Lalić’s poetry, sensual, accessible, vivid and memorable, has gained widespread admiration and recognition. Some of his poems are set around his Belgrade home whereas others explore chronicles of Serbian history or the wider heritage of Orthodox Christianity. On the one hand, his poetic world is deeply rooted in Greek and Roman mythology; on the other, it is grounded in the culture and landscape of the Croatian Adriatic, and of Italy.   

Lalić’s lyrical poetry is imbued with Mediterranean landscapes and the play of sunlight on water. Much of his work, especially with reference to the sea, reminded me of George Seferis and, in his creation of vivid imagery and immediacy of experience, Odysseus Elytis.

In Lalić, the sea is depicted in all its moods. Often, it is rising rather than falling, stormy rather than calm. In ‘Atlantis’ it reveals its true power:


     Ships are flying off the rim of a doubtful horizon

     Into the void. Landslides tip gentle orchards

     Down cracked slopes. Thin black swallows

     With broken compass needles quivering in them

     Circle brown oceans of sand until they vanish

     Into the cruel air, like a meteor shower.

     Water won’t slake this thirst. On the table

     Glasses shatter, caught by a stray tracer bullet of fear.


The sea as a destructive force reminds us that his experience of war in childhood left its mark in everything he ever wrote in poetry. 

Weather is a key element that is used to contextualise his work. Wind and rain are mentioned frequently, and also, to a lesser extent, lightning. All his locations are “spaces of hope … the spaces of a moderate mercy”, often depicted in the form of a garden or a view that “unravels / Into the sea’s pure line".  A recurring motif is that of decay, collapsing debris, rusted objects, crumbling ruins which, when viewed against the background of civil war, serves to emphasise, more acutely perhaps than normal, the transitory nature of existence.

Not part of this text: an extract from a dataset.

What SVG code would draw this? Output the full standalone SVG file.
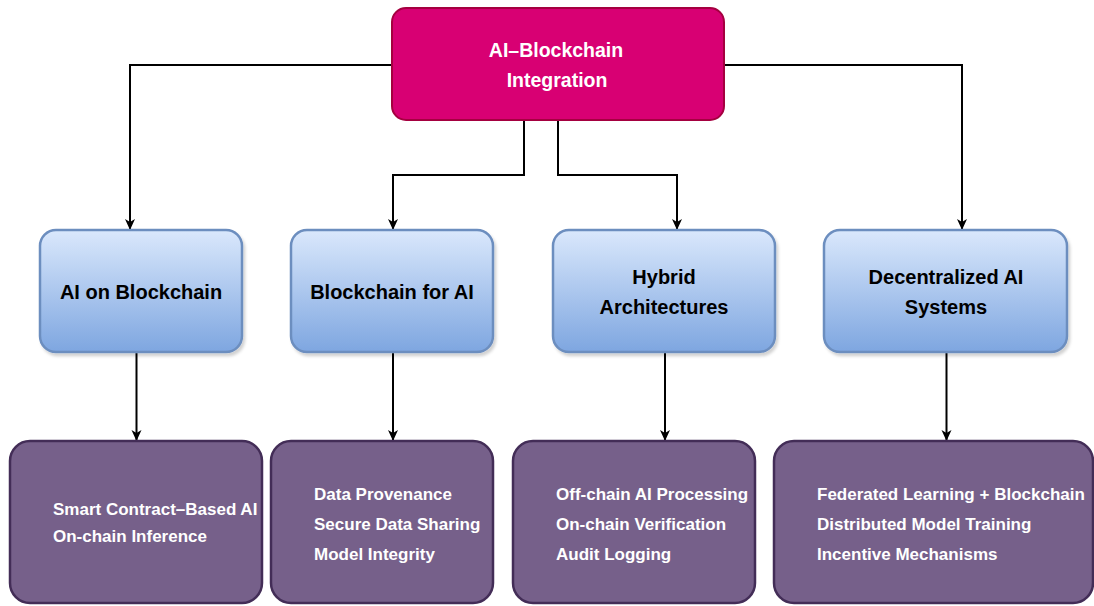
<svg xmlns="http://www.w3.org/2000/svg" width="1094" height="606" viewBox="0 0 1094 606">
<defs>
<linearGradient id="blueGrad" x1="0" y1="0" x2="0" y2="1">
<stop offset="0" stop-color="#dae8fc"/>
<stop offset="1" stop-color="#7ea6e0"/>
</linearGradient>
<marker id="arrow" markerWidth="12" markerHeight="12" refX="10" refY="6" orient="auto" markerUnits="userSpaceOnUse">
<path d="M0,1 L11,6 L0,11 L3,6 Z" fill="#000"/>
</marker>
<filter id="shadow" x="-10%" y="-10%" width="130%" height="130%">
<feDropShadow dx="2" dy="3" stdDeviation="1.5" flood-color="#000" flood-opacity="0.18"/>
</filter>
</defs>
<style>
.top{fill:#d80073;stroke:#a50040;stroke-width:2}
.mid{fill:url(#blueGrad);stroke:#6c8ebf;stroke-width:2.5}
.bot{fill:#76608a;stroke:#432d57;stroke-width:2.5}
.t{font-family:"Liberation Sans",Arial,sans-serif;font-weight:bold}
.tw{fill:#ffffff;font-size:19.5px;text-anchor:middle}
.tb{fill:#000000;font-size:20px;text-anchor:middle}
.tl{fill:#ffffff;font-size:17px}
.edge{fill:none;stroke:#000;stroke-width:2;marker-end:url(#arrow)}
</style>
<g id="connectors">
<path class="edge" d="M392,65 H130 V229"/>
<path class="edge" d="M724,65 H962 V229"/>
<path class="edge" d="M524,120 V175 H393 V229"/>
<path class="edge" d="M558,120 V175 H677 V229"/>
<path class="edge" d="M136.5,352 V440"/>
<path class="edge" d="M393,352 V440"/>
<path class="edge" d="M665,352 V440"/>
<path class="edge" d="M946.5,352 V440"/>
</g>
<g id="root">
<rect class="top" x="392" y="8" width="332" height="112" rx="14"/>
<text class="t tw" x="556" y="57">AI–Blockchain</text>
<text class="t tw" x="557" y="87">Integration</text>
</g>
<g id="ai-on-blockchain">
<rect class="mid" x="40" y="230" width="202" height="122" rx="16" filter="url(#shadow)"/>
<text class="t tb" x="141" y="299">AI on Blockchain</text>
</g>
<g id="blockchain-for-ai">
<rect class="mid" x="291" y="230" width="202" height="122" rx="16" filter="url(#shadow)"/>
<text class="t tb" x="392" y="299">Blockchain for AI</text>
</g>
<g id="hybrid-architectures">
<rect class="mid" x="553" y="230" width="222" height="122" rx="16" filter="url(#shadow)"/>
<text class="t tb" x="664" y="284">Hybrid</text>
<text class="t tb" x="664" y="314">Architectures</text>
</g>
<g id="decentralized-ai">
<rect class="mid" x="824" y="230" width="243" height="122" rx="16" filter="url(#shadow)"/>
<text class="t tb" x="946" y="284">Decentralized AI</text>
<text class="t tb" x="946" y="314">Systems</text>
</g>
<g id="ai-on-blockchain-details">
<rect class="bot" x="10" y="441" width="252" height="162" rx="20"/>
<text class="t tl" x="53" y="515">Smart Contract–Based AI</text>
<text class="t tl" x="53" y="542">On-chain Inference</text>
</g>
<g id="blockchain-for-ai-details">
<rect class="bot" x="271" y="441" width="222" height="162" rx="20"/>
<text class="t tl" x="314" y="500">Data Provenance</text>
<text class="t tl" x="314" y="530">Secure Data Sharing</text>
<text class="t tl" x="314" y="560">Model Integrity</text>
</g>
<g id="hybrid-details">
<rect class="bot" x="513" y="441" width="242" height="162" rx="20"/>
<text class="t tl" x="556" y="500">Off-chain AI Processing</text>
<text class="t tl" x="556" y="530">On-chain Verification</text>
<text class="t tl" x="556" y="560">Audit Logging</text>
</g>
<g id="decentralized-details">
<rect class="bot" x="774" y="441" width="319" height="162" rx="20"/>
<text class="t tl" x="817" y="500">Federated Learning + Blockchain</text>
<text class="t tl" x="817" y="530">Distributed Model Training</text>
<text class="t tl" x="817" y="560">Incentive Mechanisms</text>
</g>
</svg>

Beneath the surface, there is a great deal of personal history – the early death of his mother, his love for his wife, Branka, and the tragic death of one of his sons, Vlajko – although some of these things are never mentioned explicitly. Despite all this, Lalić holds on to the beauty and resilience of nature: “Look, beauty is coming back in hordes, and at night / The sea glitters with stars, the sea glitters with light!”

These sensual poems, with their love of the natural world often contain vivid images. ‘Marina V’ opens with an “acetylene flash of lightning” where “(the lumbering thunder / Lags behind, can’t keep up with the picture);”  and in ‘Fiesole, rain’  Lalić describes “a bright edge of cloud” that is likened to “the trace of a lip / On glass;” 

Reading his work is like watching a drama unfold as the sea rises and threatens to overwhelm with its majesty and power. Everywhere in his work, history merges with memory, just like “the Danube with the Sava”. Turning back the pages of history is often viewed as being a pointless exercise except in the discovery that the past has a tendency to repeat itself but never in quite the same way as before. At the same time, and somewhat contrary to this, there is the belief that a future is born out of every return.

The translator, Francis R Jones, knew Lalić well and their close collaboration on these translations, (Lalić was a translator too), is immediately self-evident. Helpful notes at the end provide the reader with additional sources of information. Highly recommended.